(Source code of charts)
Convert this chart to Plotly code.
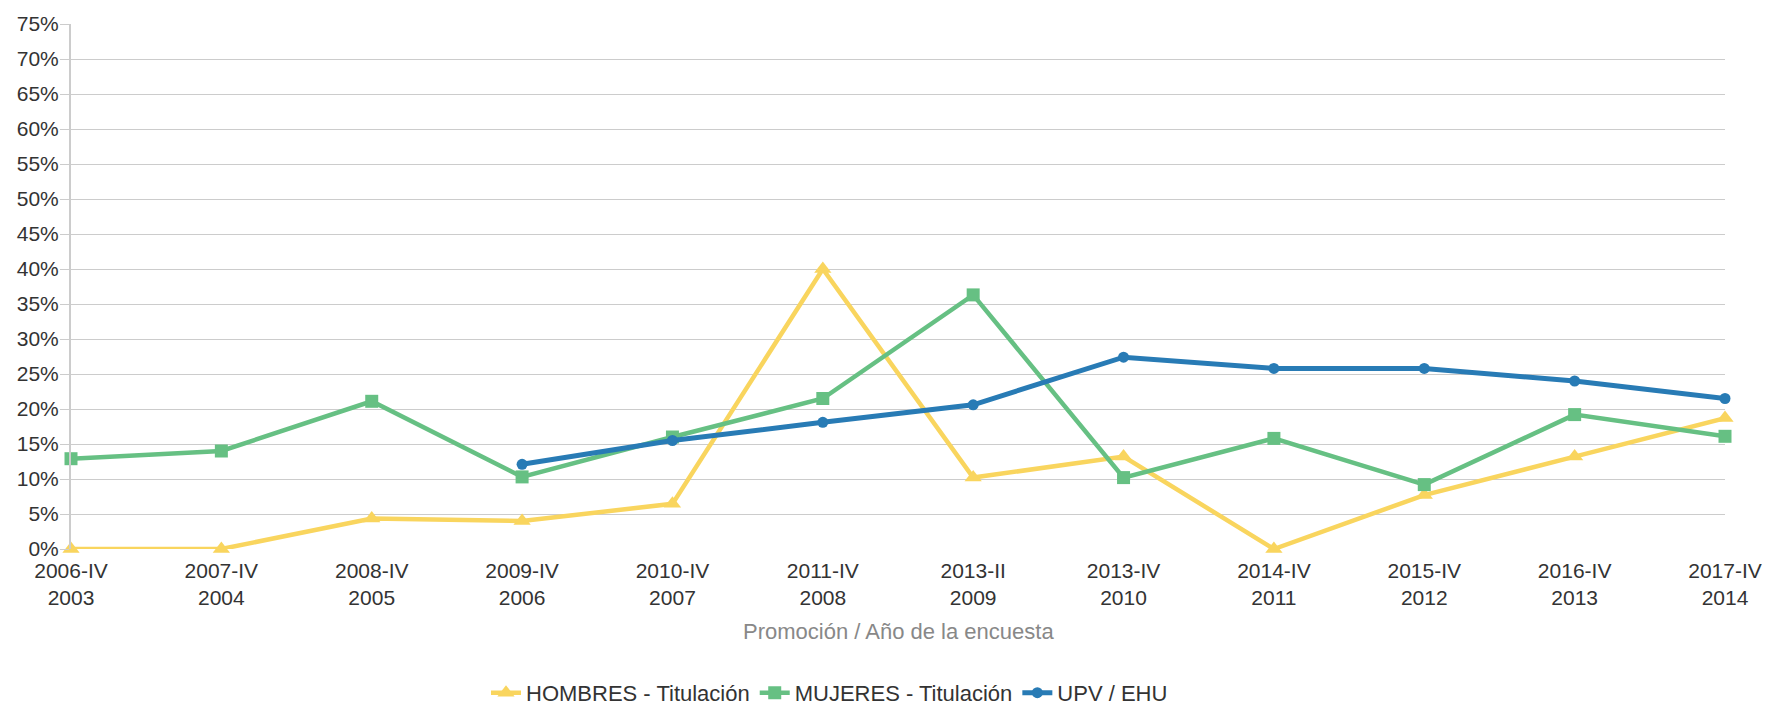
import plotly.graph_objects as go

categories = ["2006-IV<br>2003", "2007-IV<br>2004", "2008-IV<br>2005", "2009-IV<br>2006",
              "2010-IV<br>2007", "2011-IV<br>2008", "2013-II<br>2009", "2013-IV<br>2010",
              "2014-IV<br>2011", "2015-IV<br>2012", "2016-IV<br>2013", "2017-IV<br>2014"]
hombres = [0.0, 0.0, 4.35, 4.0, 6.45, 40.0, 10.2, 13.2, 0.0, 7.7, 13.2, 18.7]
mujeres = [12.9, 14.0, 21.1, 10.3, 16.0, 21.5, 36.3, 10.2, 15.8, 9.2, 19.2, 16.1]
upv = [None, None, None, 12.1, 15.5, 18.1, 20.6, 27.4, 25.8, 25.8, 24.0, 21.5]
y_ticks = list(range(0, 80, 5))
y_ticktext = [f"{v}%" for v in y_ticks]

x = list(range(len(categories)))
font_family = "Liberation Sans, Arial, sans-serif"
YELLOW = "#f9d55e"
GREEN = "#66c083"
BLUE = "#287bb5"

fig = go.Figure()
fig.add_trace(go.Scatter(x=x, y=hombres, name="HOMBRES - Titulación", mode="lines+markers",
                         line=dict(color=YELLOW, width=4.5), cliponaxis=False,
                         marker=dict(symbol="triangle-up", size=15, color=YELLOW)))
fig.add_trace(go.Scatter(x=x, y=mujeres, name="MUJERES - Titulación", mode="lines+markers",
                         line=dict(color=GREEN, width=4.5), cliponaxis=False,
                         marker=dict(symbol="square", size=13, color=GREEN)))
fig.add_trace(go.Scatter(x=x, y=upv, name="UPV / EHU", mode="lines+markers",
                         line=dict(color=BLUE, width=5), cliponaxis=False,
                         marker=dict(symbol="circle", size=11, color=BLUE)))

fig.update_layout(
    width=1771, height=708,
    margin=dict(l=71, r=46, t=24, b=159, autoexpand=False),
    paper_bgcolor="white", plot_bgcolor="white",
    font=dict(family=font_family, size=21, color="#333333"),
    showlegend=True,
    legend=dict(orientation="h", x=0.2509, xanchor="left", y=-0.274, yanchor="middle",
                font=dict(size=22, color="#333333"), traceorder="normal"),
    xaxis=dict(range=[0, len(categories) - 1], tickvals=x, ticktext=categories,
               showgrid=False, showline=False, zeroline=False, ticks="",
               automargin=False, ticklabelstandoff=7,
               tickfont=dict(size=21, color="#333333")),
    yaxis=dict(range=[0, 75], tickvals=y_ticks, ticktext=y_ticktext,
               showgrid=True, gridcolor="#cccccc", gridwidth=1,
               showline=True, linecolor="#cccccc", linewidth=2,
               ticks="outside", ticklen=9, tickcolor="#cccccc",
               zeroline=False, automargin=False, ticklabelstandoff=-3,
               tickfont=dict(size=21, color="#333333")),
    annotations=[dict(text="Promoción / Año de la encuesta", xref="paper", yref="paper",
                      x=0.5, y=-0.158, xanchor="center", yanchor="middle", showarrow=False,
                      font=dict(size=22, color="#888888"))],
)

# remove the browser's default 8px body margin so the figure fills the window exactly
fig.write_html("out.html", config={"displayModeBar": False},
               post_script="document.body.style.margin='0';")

--

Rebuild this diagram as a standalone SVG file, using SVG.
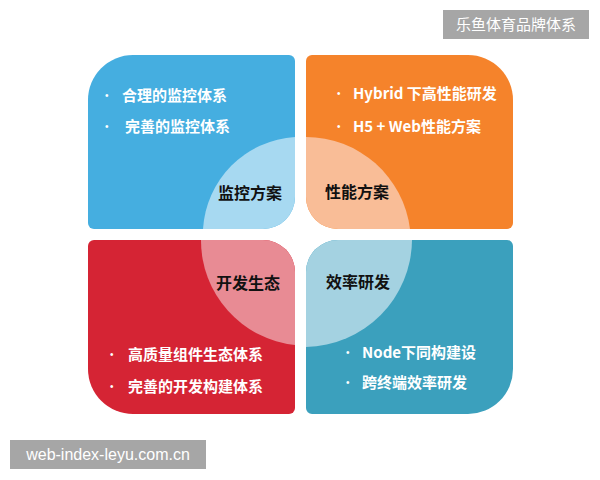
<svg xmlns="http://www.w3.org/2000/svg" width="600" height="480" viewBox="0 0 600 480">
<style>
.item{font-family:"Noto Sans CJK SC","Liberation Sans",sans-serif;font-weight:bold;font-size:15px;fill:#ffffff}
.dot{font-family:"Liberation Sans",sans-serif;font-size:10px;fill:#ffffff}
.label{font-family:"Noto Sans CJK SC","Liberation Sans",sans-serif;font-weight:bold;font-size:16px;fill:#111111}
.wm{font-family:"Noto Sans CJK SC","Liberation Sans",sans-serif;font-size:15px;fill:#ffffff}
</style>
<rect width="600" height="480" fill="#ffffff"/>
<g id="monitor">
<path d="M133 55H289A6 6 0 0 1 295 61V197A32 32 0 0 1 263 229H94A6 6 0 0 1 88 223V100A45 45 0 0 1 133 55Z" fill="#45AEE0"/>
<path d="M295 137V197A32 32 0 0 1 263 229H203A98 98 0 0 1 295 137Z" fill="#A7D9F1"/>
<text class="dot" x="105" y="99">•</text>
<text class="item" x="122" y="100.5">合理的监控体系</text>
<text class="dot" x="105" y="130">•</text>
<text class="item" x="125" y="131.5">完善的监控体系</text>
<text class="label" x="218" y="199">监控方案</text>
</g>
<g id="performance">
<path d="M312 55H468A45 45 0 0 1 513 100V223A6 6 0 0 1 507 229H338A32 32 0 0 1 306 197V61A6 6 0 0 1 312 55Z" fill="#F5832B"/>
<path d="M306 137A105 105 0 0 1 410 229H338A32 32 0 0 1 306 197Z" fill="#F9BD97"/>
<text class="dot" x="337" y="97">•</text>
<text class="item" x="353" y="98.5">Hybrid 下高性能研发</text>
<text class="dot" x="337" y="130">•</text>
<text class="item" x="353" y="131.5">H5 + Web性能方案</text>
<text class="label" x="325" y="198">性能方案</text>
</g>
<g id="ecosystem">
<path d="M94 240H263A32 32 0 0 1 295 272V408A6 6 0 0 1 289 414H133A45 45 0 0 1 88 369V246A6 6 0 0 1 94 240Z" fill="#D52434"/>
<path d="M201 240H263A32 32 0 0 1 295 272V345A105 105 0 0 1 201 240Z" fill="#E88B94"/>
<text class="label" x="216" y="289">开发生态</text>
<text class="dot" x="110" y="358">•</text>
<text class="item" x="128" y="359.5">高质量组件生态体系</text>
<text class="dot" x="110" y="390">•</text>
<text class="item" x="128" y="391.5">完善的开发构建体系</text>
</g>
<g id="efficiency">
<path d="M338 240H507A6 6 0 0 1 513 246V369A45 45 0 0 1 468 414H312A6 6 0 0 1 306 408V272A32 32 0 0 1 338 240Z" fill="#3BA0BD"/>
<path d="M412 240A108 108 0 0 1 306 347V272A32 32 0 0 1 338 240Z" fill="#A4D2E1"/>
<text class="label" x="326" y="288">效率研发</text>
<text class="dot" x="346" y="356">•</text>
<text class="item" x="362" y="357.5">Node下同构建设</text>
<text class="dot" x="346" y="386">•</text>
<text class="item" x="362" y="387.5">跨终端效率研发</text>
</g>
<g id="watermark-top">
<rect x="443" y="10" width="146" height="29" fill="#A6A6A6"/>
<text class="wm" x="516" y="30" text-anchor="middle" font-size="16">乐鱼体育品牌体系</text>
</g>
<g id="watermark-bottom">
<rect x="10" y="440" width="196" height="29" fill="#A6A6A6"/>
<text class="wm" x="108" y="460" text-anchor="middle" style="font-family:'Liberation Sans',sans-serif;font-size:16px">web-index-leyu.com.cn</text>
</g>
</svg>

* * *

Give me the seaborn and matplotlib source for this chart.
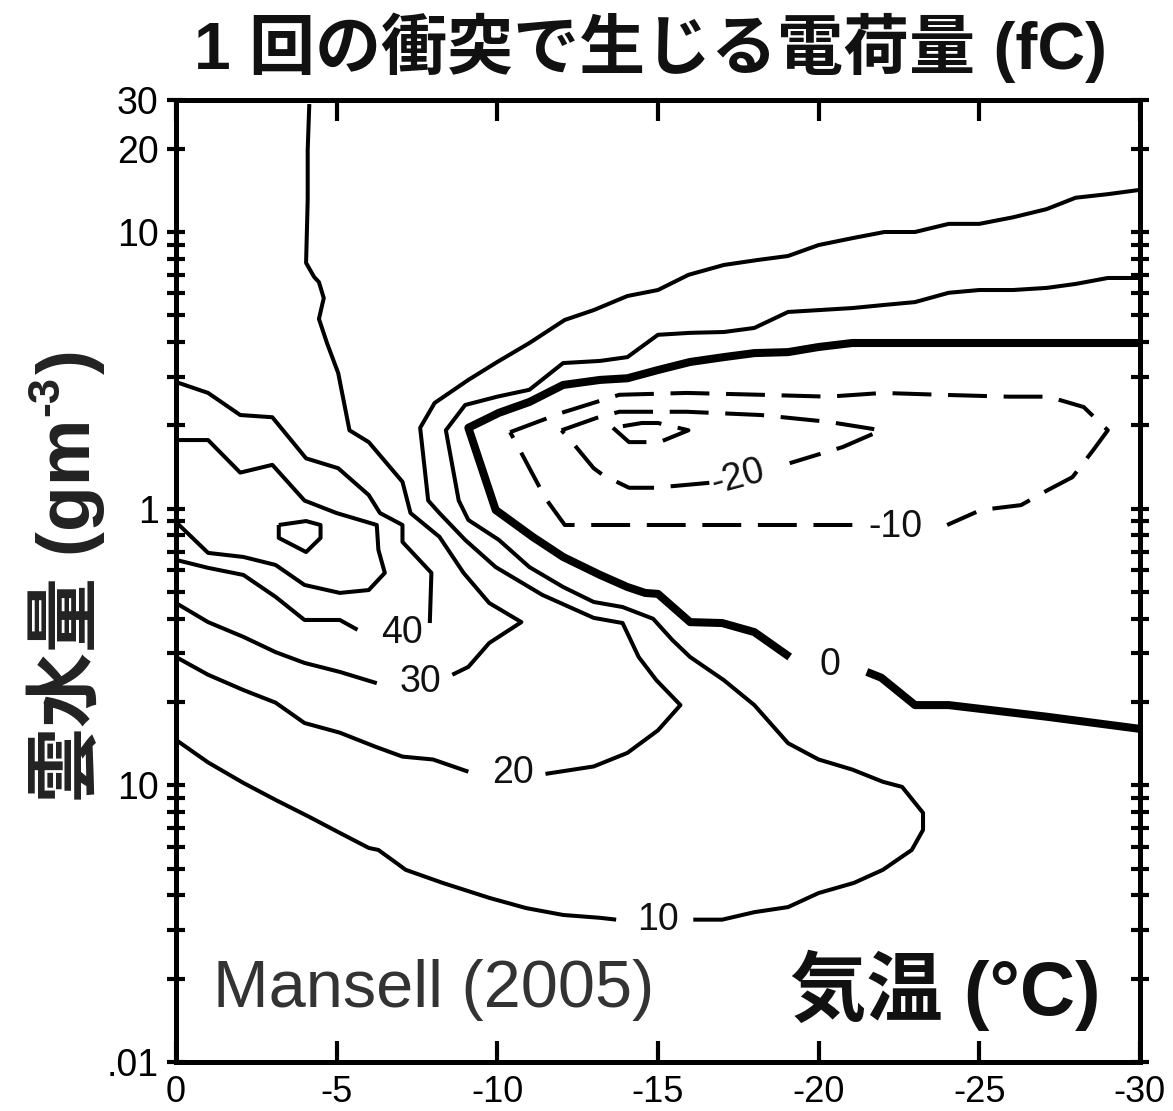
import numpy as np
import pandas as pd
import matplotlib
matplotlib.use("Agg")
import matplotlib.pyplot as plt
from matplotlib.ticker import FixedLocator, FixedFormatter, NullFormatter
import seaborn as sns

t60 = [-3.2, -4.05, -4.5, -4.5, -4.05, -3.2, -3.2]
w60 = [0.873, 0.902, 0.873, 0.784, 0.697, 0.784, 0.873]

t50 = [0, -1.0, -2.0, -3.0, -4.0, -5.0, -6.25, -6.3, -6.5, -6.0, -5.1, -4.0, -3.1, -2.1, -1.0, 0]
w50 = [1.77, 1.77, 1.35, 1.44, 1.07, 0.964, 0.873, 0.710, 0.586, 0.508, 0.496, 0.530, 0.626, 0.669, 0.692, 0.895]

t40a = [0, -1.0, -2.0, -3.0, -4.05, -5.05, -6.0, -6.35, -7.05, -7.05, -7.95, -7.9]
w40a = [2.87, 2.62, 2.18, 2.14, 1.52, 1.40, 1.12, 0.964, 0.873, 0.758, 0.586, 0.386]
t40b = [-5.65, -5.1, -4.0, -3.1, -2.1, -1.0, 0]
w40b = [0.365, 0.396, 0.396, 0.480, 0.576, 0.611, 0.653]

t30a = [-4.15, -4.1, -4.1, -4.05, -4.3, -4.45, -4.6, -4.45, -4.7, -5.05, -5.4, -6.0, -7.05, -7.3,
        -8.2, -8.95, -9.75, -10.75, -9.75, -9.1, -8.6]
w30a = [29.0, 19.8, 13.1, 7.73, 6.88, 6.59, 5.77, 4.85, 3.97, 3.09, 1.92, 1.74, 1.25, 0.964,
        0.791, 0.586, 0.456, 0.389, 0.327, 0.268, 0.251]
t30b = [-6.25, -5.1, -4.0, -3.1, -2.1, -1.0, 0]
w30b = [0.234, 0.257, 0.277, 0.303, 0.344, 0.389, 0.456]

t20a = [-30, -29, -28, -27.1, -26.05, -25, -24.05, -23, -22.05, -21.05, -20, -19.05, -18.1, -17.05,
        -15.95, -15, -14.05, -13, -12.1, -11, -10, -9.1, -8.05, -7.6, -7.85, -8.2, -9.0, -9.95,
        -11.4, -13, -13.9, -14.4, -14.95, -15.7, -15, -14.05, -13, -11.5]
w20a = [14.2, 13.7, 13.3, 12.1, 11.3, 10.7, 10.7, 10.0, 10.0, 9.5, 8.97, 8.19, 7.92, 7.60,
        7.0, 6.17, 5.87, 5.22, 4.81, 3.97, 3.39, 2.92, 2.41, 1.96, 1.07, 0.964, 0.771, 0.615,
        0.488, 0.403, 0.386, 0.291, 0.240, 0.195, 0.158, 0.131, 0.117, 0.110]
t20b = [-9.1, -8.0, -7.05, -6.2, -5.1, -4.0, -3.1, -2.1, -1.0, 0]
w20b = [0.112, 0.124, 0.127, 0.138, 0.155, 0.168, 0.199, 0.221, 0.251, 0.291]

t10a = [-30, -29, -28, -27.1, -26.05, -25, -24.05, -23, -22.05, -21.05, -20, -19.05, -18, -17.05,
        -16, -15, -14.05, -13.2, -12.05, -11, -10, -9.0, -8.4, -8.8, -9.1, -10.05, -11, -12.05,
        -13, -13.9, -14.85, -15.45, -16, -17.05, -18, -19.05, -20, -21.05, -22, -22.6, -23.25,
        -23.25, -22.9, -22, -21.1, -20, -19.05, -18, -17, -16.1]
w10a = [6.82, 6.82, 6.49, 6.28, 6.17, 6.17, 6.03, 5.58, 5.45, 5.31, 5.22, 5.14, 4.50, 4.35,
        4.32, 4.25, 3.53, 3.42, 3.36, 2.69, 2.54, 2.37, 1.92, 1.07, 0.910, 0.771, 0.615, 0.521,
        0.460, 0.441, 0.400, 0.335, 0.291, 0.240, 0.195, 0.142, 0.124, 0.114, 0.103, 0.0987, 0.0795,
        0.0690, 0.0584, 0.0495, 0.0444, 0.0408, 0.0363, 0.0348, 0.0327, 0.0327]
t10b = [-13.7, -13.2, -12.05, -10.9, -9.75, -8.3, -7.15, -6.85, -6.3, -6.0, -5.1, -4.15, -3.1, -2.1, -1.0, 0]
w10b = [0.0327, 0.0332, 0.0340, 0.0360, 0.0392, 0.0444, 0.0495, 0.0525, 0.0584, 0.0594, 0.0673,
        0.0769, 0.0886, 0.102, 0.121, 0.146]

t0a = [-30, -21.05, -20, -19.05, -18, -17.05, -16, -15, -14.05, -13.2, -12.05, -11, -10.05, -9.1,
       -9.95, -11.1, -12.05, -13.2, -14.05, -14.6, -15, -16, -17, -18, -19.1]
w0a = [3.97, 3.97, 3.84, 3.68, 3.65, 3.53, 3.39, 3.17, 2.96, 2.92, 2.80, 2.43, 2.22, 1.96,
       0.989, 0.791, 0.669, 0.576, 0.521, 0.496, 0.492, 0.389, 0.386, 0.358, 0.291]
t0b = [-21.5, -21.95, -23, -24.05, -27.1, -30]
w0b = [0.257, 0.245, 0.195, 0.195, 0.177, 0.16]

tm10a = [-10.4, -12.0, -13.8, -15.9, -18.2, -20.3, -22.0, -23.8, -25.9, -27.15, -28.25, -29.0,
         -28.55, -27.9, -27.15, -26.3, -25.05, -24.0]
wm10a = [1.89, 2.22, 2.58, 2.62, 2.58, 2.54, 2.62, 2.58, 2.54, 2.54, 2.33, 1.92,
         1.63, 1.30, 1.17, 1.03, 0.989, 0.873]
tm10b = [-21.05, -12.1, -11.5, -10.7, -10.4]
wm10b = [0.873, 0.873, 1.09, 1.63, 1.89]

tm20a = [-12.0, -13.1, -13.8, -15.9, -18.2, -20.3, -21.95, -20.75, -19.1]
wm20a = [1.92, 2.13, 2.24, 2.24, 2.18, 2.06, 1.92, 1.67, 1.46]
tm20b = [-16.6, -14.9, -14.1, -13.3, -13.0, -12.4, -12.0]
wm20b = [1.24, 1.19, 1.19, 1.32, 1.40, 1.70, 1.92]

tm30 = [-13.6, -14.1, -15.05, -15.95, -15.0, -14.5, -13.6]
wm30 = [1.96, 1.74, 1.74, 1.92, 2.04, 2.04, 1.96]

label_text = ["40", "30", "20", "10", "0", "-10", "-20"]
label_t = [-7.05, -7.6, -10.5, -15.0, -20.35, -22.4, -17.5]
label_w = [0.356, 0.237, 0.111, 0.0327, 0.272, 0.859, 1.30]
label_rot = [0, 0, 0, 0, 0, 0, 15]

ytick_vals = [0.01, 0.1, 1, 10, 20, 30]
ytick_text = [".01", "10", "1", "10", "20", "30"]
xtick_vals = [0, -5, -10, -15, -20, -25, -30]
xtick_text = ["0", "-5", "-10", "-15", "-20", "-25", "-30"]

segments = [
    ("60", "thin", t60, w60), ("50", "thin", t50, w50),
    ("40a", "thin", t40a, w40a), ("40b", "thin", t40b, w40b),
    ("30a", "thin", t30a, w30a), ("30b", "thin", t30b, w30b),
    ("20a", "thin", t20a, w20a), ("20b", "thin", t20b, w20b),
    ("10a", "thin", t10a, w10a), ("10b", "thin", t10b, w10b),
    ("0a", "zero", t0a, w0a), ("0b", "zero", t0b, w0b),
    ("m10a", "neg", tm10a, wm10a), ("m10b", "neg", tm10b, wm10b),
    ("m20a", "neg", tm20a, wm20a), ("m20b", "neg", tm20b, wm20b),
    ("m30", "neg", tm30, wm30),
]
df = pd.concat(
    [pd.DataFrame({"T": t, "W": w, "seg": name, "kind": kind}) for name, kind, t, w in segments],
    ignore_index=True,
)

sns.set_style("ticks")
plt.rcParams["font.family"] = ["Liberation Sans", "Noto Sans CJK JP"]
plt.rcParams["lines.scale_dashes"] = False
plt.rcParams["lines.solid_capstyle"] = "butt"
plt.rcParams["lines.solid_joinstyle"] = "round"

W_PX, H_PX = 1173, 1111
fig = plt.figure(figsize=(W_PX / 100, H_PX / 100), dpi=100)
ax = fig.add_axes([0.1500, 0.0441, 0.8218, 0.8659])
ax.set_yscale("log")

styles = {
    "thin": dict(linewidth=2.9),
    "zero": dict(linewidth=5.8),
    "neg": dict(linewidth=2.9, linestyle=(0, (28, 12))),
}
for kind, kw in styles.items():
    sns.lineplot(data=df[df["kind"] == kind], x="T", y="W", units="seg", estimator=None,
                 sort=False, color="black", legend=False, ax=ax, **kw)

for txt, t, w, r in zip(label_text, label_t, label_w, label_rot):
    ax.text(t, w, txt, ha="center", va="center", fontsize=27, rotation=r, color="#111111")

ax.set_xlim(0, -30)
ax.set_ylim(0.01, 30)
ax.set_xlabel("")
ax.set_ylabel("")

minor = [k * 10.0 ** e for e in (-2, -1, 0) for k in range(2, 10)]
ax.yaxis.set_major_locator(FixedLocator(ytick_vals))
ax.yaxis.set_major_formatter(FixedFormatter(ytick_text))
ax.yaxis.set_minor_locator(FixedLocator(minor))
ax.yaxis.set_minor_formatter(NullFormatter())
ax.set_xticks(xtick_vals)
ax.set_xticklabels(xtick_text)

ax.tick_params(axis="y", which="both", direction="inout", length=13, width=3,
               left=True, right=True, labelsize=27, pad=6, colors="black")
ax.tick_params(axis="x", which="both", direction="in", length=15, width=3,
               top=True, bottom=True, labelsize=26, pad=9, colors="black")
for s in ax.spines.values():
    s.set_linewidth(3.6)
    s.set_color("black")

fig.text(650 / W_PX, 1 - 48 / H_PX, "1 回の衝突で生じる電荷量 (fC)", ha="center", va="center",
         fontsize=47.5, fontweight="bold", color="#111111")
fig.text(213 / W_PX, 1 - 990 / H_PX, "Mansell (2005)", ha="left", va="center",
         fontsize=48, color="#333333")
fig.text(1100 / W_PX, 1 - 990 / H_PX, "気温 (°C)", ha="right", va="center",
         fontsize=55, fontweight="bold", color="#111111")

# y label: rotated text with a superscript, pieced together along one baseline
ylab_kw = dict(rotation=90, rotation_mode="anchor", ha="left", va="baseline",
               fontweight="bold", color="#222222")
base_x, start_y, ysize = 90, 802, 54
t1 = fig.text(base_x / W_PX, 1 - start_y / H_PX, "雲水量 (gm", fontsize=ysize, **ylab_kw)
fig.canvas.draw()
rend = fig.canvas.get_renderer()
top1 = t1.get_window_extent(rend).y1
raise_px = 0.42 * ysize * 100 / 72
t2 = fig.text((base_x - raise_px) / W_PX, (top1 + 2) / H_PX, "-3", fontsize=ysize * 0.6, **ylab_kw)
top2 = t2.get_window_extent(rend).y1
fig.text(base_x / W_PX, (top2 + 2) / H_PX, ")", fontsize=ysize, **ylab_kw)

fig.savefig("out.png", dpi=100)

# [Task objective]
Copy nothing but the lines above from the one with "Convert this chart to Plotly code." to the one with "v in y_ticks]", inclusive, word for word. Leave every picture out.

# [Result of the task]
Convert this chart to Plotly code.
import plotly.graph_objects as go

categories = ["2006-IV<br>2003", "2007-IV<br>2004", "2008-IV<br>2005", "2009-IV<br>2006",
              "2010-IV<br>2007", "2011-IV<br>2008", "2013-II<br>2009", "2013-IV<br>2010",
              "2014-IV<br>2011", "2015-IV<br>2012", "2016-IV<br>2013", "2017-IV<br>2014"]
hombres = [0.0, 0.0, 4.35, 4.0, 6.45, 40.0, 10.2, 13.2, 0.0, 7.7, 13.2, 18.7]
mujeres = [12.9, 14.0, 21.1, 10.3, 16.0, 21.5, 36.3, 10.2, 15.8, 9.2, 19.2, 16.1]
upv = [None, None, None, 12.1, 15.5, 18.1, 20.6, 27.4, 25.8, 25.8, 24.0, 21.5]
y_ticks = list(range(0, 80, 5))
y_ticktext = [f"{v}%" for v in y_ticks]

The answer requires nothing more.